Zatrzymanie byłego posła i byłego wiceministra PiS przez CBA. Są nowe informacje ws. Adama G.

Fot. Grzegorz Celejewski / Agencja Wyborcza.pl
Są nowe informacje ws. zatrzymania byłego posła PiS Adama G. Prokuratura jako łapówkę potraktowała wpłaty na fundusz wyborczy kandydata dokonane przez kilka osób w kampanii przed wyborami parlamentarnymi w 2019 roku – podaje nieoficjalnie RMF FM.
W czwartek Adam G., były poseł PiS oraz były wiceminister, został zatrzymany przez Centralne Biuro Antykorupcyjne. Prokuratura zarzuca politykowi przyjęcie łapówek w wysokości ponad 170 tys. złotych, podżeganie i pomocnictwo do wystawiania fikcyjnych faktur VAT oraz użycie dokumentów poświadczających nieprawdę. Sąd zadecydował o zastosowaniu tymczasowego aresztu na trzy miesiące.

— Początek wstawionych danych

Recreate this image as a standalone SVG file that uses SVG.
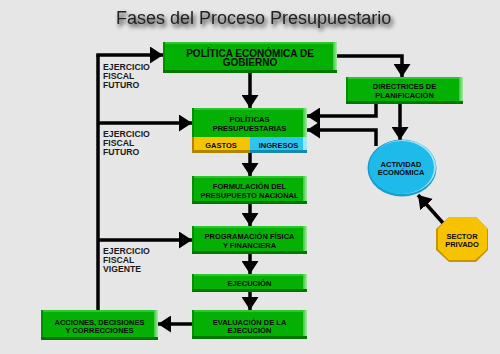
<svg xmlns="http://www.w3.org/2000/svg" width="500" height="354" viewBox="0 0 500 354">
<defs>
<marker id="ah" markerUnits="userSpaceOnUse" markerWidth="14" markerHeight="17" refX="13" refY="8.5" orient="auto" viewBox="0 0 14 17">
<path d="M0,0 L13,8.5 L0,17 z" fill="#000"/>
</marker>
<filter id="sh" x="-10%" y="-60%" width="120%" height="220%">
<feGaussianBlur in="SourceAlpha" stdDeviation="2"/>
<feOffset dx="1.5" dy="2.5" result="b"/>
<feFlood flood-color="#000" flood-opacity="0.9"/>
<feComposite in2="b" operator="in"/>
<feMerge><feMergeNode/><feMergeNode in="SourceGraphic"/></feMerge>
</filter>
<linearGradient id="rg" x1="0" y1="0" x2="1" y2="0">
<stop offset="0" stop-color="#3cc83c"/>
<stop offset="1" stop-color="#a8e8a8"/>
</linearGradient>
</defs>
<style>
.bg{fill:#e6e6e6}
.g{fill:#03b003}
.gt{fill:#2fc42f}
.gl{fill:#009000}
.gr{fill:url(#rg)}
.gb{fill:#007800}
.t{font-family:"Liberation Sans",Arial,sans-serif;font-weight:bold;fill:#0a0a0a;text-anchor:middle}
.s{font-size:7.5px}
.lab{font-family:"Liberation Sans",Arial,sans-serif;font-weight:bold;font-size:8.7px;fill:#1a1a1a}
.c{fill:none;stroke:#000;stroke-width:3.5}
.ca{fill:none;stroke:#000;stroke-width:3.5;marker-end:url(#ah)}
</style>
<rect class="bg" x="0" y="0" width="500" height="354"/>
<text x="116" y="24" font-family="'Liberation Sans',Arial,sans-serif" font-size="18" fill="#222" filter="url(#sh)">Fases del Proceso Presupuestario</text>

<g id="connectors">
<polyline class="c" points="98,310 98,55"/>
<polyline class="ca" points="96.25,55 163,55"/>
<polyline class="ca" points="98,123 192,123"/>
<polyline class="ca" points="98,240 192,240"/>
<polyline class="ca" points="250,73 250,108"/>
<polyline class="ca" points="337,56 402,56 402,77"/>
<polyline class="ca" points="376,104 376,116 307,116"/>
<polyline class="ca" points="376,146 376,130 307,130"/>
<polyline class="ca" points="400,104 400,140"/>
<polyline class="ca" points="443,223 418,195"/>
<polyline class="ca" points="250,153 250,176"/>
<polyline class="ca" points="250,204 250,226"/>
<polyline class="ca" points="250,254 250,274"/>
<polyline class="ca" points="250,292 250,310"/>
<polyline class="ca" points="192,324 158,324"/>
</g>

<g id="lbl-futuro1">
<text class="lab" x="103" y="70">EJERCICIO</text>
<text class="lab" x="103" y="79">FISCAL</text>
<text class="lab" x="103" y="88">FUTURO</text>
</g>
<g id="lbl-futuro2">
<text class="lab" x="103" y="137">EJERCICIO</text>
<text class="lab" x="103" y="146">FISCAL</text>
<text class="lab" x="103" y="155">FUTURO</text>
</g>
<g id="lbl-vigente">
<text class="lab" x="103" y="253.5">EJERCICIO</text>
<text class="lab" x="103" y="262.5">FISCAL</text>
<text class="lab" x="103" y="271.5">VIGENTE</text>
</g>

<g id="politica-economica">
<rect class="g" x="163" y="42" width="174" height="31"/>
<rect class="gt" x="163" y="42" width="174" height="2"/>
<rect class="gl" x="163" y="42" width="2" height="31"/>
<rect class="gr" x="333" y="42" width="4" height="31"/>
<rect class="gb" x="163" y="70" width="174" height="3"/>
<text class="t" x="250" y="56.5" font-size="10">POLÍTICA ECONÓMICA DE</text>
<text class="t" x="250" y="66" font-size="10">GOBIERNO</text>
</g>

<g id="directrices">
<rect class="g" x="346" y="77" width="117" height="27"/>
<rect class="gt" x="346" y="77" width="117" height="2"/>
<rect class="gl" x="346" y="77" width="2" height="27"/>
<rect class="gr" x="459" y="77" width="4" height="27"/>
<rect class="gb" x="346" y="101" width="117" height="3"/>
<text class="t s" x="404.5" y="88.5">DIRECTRICES DE</text>
<text class="t s" x="404.5" y="98">PLANIFICACIÓN</text>
</g>

<g id="politicas-presupuestarias">
<rect class="g" x="192" y="108" width="115" height="29"/>
<rect class="gt" x="192" y="108" width="115" height="2"/>
<rect class="gl" x="192" y="108" width="2" height="29"/>
<rect class="gr" x="303" y="108" width="4" height="29"/>
<rect x="192" y="137" width="58" height="16" fill="#f5c400"/>
<rect x="192" y="137" width="2" height="16" fill="#b08600"/>
<rect x="192" y="150" width="58" height="3" fill="#b08600"/>
<rect x="250" y="137" width="57" height="16" fill="#2ec4f0"/>
<rect x="303" y="137" width="4" height="16" fill="#9ee6fb"/>
<rect x="250" y="150" width="57" height="3" fill="#1a88aa"/>
<text class="t s" x="249.5" y="121.7">POLÍTICAS</text>
<text class="t s" x="249.5" y="131">PRESUPUESTARIAS</text>
<text class="t s" x="221" y="148">GASTOS</text>
<text class="t s" x="278.5" y="148">INGRESOS</text>
</g>

<g id="formulacion">
<rect class="g" x="192" y="176" width="115" height="28"/>
<rect class="gt" x="192" y="176" width="115" height="2"/>
<rect class="gl" x="192" y="176" width="2" height="28"/>
<rect class="gr" x="303" y="176" width="4" height="28"/>
<rect class="gb" x="192" y="201" width="115" height="3"/>
<text class="t s" x="249.5" y="189">FORMULACIÓN DEL</text>
<text class="t s" x="249.5" y="198">PRESUPUESTO NACIONAL</text>
</g>

<g id="programacion">
<rect class="g" x="192" y="226" width="115" height="28"/>
<rect class="gt" x="192" y="226" width="115" height="2"/>
<rect class="gl" x="192" y="226" width="2" height="28"/>
<rect class="gr" x="303" y="226" width="4" height="28"/>
<rect class="gb" x="192" y="251" width="115" height="3"/>
<text class="t s" x="249.5" y="239">PROGRAMACIÓN FÍSICA</text>
<text class="t s" x="249.5" y="247.5">Y FINANCIERA</text>
</g>

<g id="ejecucion">
<rect class="g" x="192" y="274" width="115" height="18"/>
<rect class="gt" x="192" y="274" width="115" height="2"/>
<rect class="gl" x="192" y="274" width="2" height="18"/>
<rect class="gr" x="303" y="274" width="4" height="18"/>
<rect class="gb" x="192" y="289" width="115" height="3"/>
<text class="t s" x="249.5" y="286">EJECUCIÓN</text>
</g>

<g id="evaluacion">
<rect class="g" x="192" y="310" width="115" height="29"/>
<rect class="gt" x="192" y="310" width="115" height="2"/>
<rect class="gl" x="192" y="310" width="2" height="29"/>
<rect class="gr" x="303" y="310" width="4" height="29"/>
<rect class="gb" x="192" y="336" width="115" height="3"/>
<text class="t s" x="249.5" y="324.5">EVALUACIÓN DE LA</text>
<text class="t s" x="249.5" y="333">EJECUCIÓN</text>
</g>

<g id="acciones">
<rect class="g" x="41" y="310" width="117" height="30"/>
<rect class="gt" x="41" y="310" width="117" height="2"/>
<rect class="gl" x="41" y="310" width="2" height="30"/>
<rect class="gr" x="154" y="310" width="4" height="30"/>
<rect class="gb" x="41" y="337" width="117" height="3"/>
<text class="t s" x="99.5" y="324.5">ACCIONES, DECISIONES</text>
<text class="t s" x="99.5" y="333">Y CORRECCIONES</text>
</g>

<g id="actividad-economica">
<ellipse cx="402" cy="168" rx="34.5" ry="28.5" fill="#1a9ccc"/>
<ellipse cx="403" cy="167" rx="33" ry="27" fill="#9fe4fa"/>
<ellipse cx="401.5" cy="167.5" rx="32.5" ry="26.5" fill="#1ebaea"/>
<text class="t s" x="401" y="167">ACTIVIDAD</text>
<text class="t s" x="401" y="175">ECONÓMICA</text>
</g>

<g id="sector-privado">
<polygon points="449,217 476,217 488,229 488,250 476,262 449,262 436,250 436,229" fill="#c89400"/>
<polygon points="449,217 476,217 487,228 487,249 475,260 449,260 438,249 438,229" fill="#f7c300"/>
<text class="t s" x="462" y="238.5">SECTOR</text>
<text class="t s" x="462" y="247">PRIVADO</text>
</g>
</svg>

Zatrzymanie Adama G. Są nowe informacje
Jak nieoficjalnie dowiedziało się RMF FM, prokuratura jako łapówkę potraktowała wpłaty na fundusz wyborczy kandydata dokonane przez kilka osób w kampanii przed wyborami parlamentarnymi w 2019 roku. Mecenas Leszek Cholewa podważa tę interpretację. – One były użyte zarówno dla pomocy kandydatowi indywidualnie, jak i ugrupowaniu politycznemu, z którego startował – powiedział w rozmowie z rozgłośnią. – Nie widzę takiej sytuacji, w której jakikolwiek gest wpłacającego miałby być uzależniany od świadczeń wzajemnych – dodał adwokat Adama G., który w poniedziałek ma złożyć zażalenie na aresztowanie byłego posła.
W sprawie wypowiedziała się też żona zatrzymanego. – Jestem zaszokowana tym, co się stało, czuję wściekłość, bezsilność, smutek. Jestem zdruzgotana tym, jak w majestacie prawa, używając służb, Pegasusów i naciąganych dowodów można komuś łamać życie. I to w ramach walki politycznej, nie mam co do tego żadnych wątpliwości. Wierzę, że niezawisły sąd odsieje fakty od pomówień – podkreśliła w rozmowie z Onetem była senatorka PiS Ewa Gawęda. – Mam też nadzieję, że ci, którzy za tym stoją, nie pozostaną bezkarni. Jako chrześcijanka nie powinnam tak mówić, ale mam nadzieje, że to zło, które zrobiono Adamowi, wróci do nich, do mocodawców i wykonawców. Przyznaję, długo wierzyłam w sprawiedliwość, ale uważam, że to, co zrobiono mojemu mężowi, to po prostu patologia, szyderstwo – zaznaczyła żona Adama G.
Kim jest Adam G.?
Adam G. uzyskał mandat poselski z list PiS w 2019 roku. W tym samym roku został sekretarzem stanu w Ministerstwie Energii, gdzie pełnił również funkcje pełnomocnika ds. restrukturyzacji górnictwa węgla kamiennego. Pod koniec 2019 roku zajął stanowisko wiceministra aktywów państwowych. Z funkcji tej został odwołany w 2020 roku.
Polityk nie znalazł się na listach PiS w tegorocznych wyborach parlamentarnych, w związku z czym nie mógł odnowić mandatu poselskiego. – To nie są moje decyzje, tylko komitetu politycznego partii. Musiały być zastrzeżenia, o których nie będę rozmawiał – stwierdził wówczas w rozmowie z „Gazetą Wyborczą” Bolesław Piecha, „jedynka” na liście PiS w okręgu Adama G.